Making your characters their own people.

 By Eric Johnson

Developing characters is one of the most important things you can do—for any story. This is perhaps one of the most exciting parts of the pre-production phase; the process is easy for some writers and challenging for others. However, I have discovered that for almost any writer, there is a tendency to develop characters that are very similar to one another. This can have a very negative effect on the characters, the story, and even the writer.

If you’re like me, you may notice that your male characters tend to have brown hair and your female characters are usually blonde. Or perhaps you’ve realized that all of your protagonists are courageous and their sidekicks are more hesitant. Maybe all of your villains wear black.
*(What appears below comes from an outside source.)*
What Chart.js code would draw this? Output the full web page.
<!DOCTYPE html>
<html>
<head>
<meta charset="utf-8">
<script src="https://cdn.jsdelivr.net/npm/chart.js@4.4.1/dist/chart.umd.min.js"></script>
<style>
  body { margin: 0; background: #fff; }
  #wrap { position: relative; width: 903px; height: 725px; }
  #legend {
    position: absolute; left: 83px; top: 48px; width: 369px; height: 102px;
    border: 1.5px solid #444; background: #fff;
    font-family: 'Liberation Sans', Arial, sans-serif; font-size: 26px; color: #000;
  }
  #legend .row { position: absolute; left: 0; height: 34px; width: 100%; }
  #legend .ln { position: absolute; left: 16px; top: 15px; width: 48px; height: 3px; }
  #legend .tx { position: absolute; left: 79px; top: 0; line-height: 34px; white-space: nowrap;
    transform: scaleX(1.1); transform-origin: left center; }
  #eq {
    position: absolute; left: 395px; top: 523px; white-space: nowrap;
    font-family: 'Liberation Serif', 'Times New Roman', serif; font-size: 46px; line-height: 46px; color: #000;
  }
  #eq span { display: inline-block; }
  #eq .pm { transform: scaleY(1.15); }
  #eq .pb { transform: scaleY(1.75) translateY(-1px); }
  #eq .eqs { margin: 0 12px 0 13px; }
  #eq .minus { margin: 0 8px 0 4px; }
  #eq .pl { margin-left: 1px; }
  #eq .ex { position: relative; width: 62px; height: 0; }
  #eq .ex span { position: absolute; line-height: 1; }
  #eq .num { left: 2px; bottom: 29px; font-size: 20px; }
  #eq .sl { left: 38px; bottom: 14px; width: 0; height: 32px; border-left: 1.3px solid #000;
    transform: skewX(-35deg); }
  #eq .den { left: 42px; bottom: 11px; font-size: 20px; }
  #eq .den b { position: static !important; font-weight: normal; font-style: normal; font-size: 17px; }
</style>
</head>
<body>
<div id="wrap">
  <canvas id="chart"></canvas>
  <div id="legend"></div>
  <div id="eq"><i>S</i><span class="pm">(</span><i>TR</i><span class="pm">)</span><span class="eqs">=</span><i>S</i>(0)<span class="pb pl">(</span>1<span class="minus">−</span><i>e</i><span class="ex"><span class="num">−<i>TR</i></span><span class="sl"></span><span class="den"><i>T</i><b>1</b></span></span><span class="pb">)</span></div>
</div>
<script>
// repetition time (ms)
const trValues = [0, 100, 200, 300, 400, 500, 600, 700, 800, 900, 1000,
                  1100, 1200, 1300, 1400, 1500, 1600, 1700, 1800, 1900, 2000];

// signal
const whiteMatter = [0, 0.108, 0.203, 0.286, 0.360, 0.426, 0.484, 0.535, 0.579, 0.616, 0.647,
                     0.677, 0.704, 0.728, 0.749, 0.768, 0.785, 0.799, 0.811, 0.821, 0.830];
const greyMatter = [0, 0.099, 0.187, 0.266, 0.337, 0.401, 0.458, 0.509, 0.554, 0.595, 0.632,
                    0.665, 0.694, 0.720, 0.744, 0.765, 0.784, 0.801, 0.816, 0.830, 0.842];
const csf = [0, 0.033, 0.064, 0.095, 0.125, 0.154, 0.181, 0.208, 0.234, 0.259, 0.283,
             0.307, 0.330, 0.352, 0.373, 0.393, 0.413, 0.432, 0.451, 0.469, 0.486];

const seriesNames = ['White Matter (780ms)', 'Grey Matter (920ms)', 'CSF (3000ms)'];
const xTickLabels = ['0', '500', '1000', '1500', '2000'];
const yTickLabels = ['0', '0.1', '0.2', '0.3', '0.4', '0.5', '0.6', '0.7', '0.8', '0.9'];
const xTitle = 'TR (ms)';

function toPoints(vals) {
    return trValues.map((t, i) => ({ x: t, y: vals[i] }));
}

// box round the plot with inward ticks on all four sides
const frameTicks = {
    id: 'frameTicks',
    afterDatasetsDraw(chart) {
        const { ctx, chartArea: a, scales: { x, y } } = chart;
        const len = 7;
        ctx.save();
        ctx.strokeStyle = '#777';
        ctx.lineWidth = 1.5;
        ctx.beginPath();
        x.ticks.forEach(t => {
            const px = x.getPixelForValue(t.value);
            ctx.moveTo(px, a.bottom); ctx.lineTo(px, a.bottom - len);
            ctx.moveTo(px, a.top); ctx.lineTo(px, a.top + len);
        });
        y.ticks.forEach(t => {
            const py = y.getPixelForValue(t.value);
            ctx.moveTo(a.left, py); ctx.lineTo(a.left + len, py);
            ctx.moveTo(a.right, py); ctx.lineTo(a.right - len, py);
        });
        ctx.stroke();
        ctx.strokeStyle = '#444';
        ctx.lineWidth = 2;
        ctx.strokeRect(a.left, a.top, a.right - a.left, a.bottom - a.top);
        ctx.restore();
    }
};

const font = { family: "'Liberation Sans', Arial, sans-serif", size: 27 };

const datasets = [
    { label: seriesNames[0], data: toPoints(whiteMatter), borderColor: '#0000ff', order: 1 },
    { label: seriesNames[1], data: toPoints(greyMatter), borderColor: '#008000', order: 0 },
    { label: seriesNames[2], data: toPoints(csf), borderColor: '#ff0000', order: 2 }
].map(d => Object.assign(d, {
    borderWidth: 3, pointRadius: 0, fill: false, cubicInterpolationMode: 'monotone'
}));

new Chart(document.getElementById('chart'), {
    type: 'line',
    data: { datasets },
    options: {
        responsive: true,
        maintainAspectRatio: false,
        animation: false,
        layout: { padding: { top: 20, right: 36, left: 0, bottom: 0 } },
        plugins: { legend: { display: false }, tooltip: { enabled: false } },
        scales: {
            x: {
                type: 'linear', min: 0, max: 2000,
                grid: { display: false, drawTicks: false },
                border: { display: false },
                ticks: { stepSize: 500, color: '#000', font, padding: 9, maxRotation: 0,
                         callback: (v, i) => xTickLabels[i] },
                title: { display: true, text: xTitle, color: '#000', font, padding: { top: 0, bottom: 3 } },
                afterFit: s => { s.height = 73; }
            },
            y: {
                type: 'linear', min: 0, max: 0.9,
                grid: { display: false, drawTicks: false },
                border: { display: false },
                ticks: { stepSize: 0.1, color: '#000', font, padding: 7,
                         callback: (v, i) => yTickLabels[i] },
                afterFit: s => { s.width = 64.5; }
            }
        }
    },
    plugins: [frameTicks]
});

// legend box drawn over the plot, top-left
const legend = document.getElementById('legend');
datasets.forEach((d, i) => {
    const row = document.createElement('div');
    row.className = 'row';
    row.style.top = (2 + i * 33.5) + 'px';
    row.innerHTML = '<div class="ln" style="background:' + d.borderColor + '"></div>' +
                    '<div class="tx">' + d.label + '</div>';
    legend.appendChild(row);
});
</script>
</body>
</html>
Then again, maybe not, but even so, according to my hypothesis, if I dug deep enough I could find a recurring theme through most of your characters. This isn’t always a bad thing, as the writer is always going to come through in the characters in some way. My point is this: too much of this and you’re going to end up with the same character twice.

Going back to the hair color example, you may wonder why it even matters what the hero’s hair looks like. Well, I’ll tell you why. I got through five completed novels (and novellas) and numerous uncompleted ones before I realized something: if I were to give a couple of my main characters personality tests, they’d probably end up with mostly all of the same answers as the other one. In the same way if I lined them up, they’d be (for practical purposes) indistinguishable (except, perhaps younger or older.) I realized then that I had to break the mold somehow. The first thing I did was start a brand new novel with a brand new main character. I gave her red hair as opposed to the typical blonde, and things took off from there.

This was significant not because the appearance of the character changed, but because this character was now officially an individual—her own person. She was no longer a character that could be confused with any of my others—even on a surface level. I decided to do this because I realized the importance of doing anything at all different from what I typically did.

After establishing her as someone different from the rest, I gave her an entirely unique personality that made her stand out from my other characters like a person wearing neon in a crowd of people wearing black. At this point I started work on writing a story with a character that I still look on as one of my favorites. Even with a bit of a sloppy, underdeveloped plot, I was able to write thousands of words purely because I was intrigued with who this character really was.

Maybe your example isn’t quite as extreme, and maybe you do ensure that your characters aren’t caught with the same hair, eyes, voice, etc. Even so, I would encourage you to try something drastically different from what has become the “norm” to you personally. Even small, somewhat insignificant changes can make a great effect on how you view your character as separated from the rest. If all of your characters like rock music, try writing one that listens to country. If they all prefer to be alone, write one that thrives in a social setting. One of these changes may have a great effect on their personality, or they may change little as far as the story is concerned. The point is changing it up and giving the character more and more of their own personality and less and less of yours. The larger the split, the better the character will be.

On the flip side, maybe you do need to make significant changes from one character to the next. Maybe your next main character should be a coward where your last was courageous. Or maybe they should be physically strong where the last was not. If you’re stuck in a rut, it might take drastic changes to get out. Writing different types of characters can be challenging and unfamiliar, but even a failed attempt at this will do more good than harm. Besides, if you’re stuck somewhere anyway, it might just be worth a shot.

This entire article can be summed up in a few words: write weird characters. Few notable stories have been written about totally average people. Write a character that you’d want to meet (or would be afraid to meet). Try something different and see where it takes you. You might end up with a few thousand words and a “learning experience” or you might just write your new favorite character. Either way, take the chance. You (probably) won’t regret it.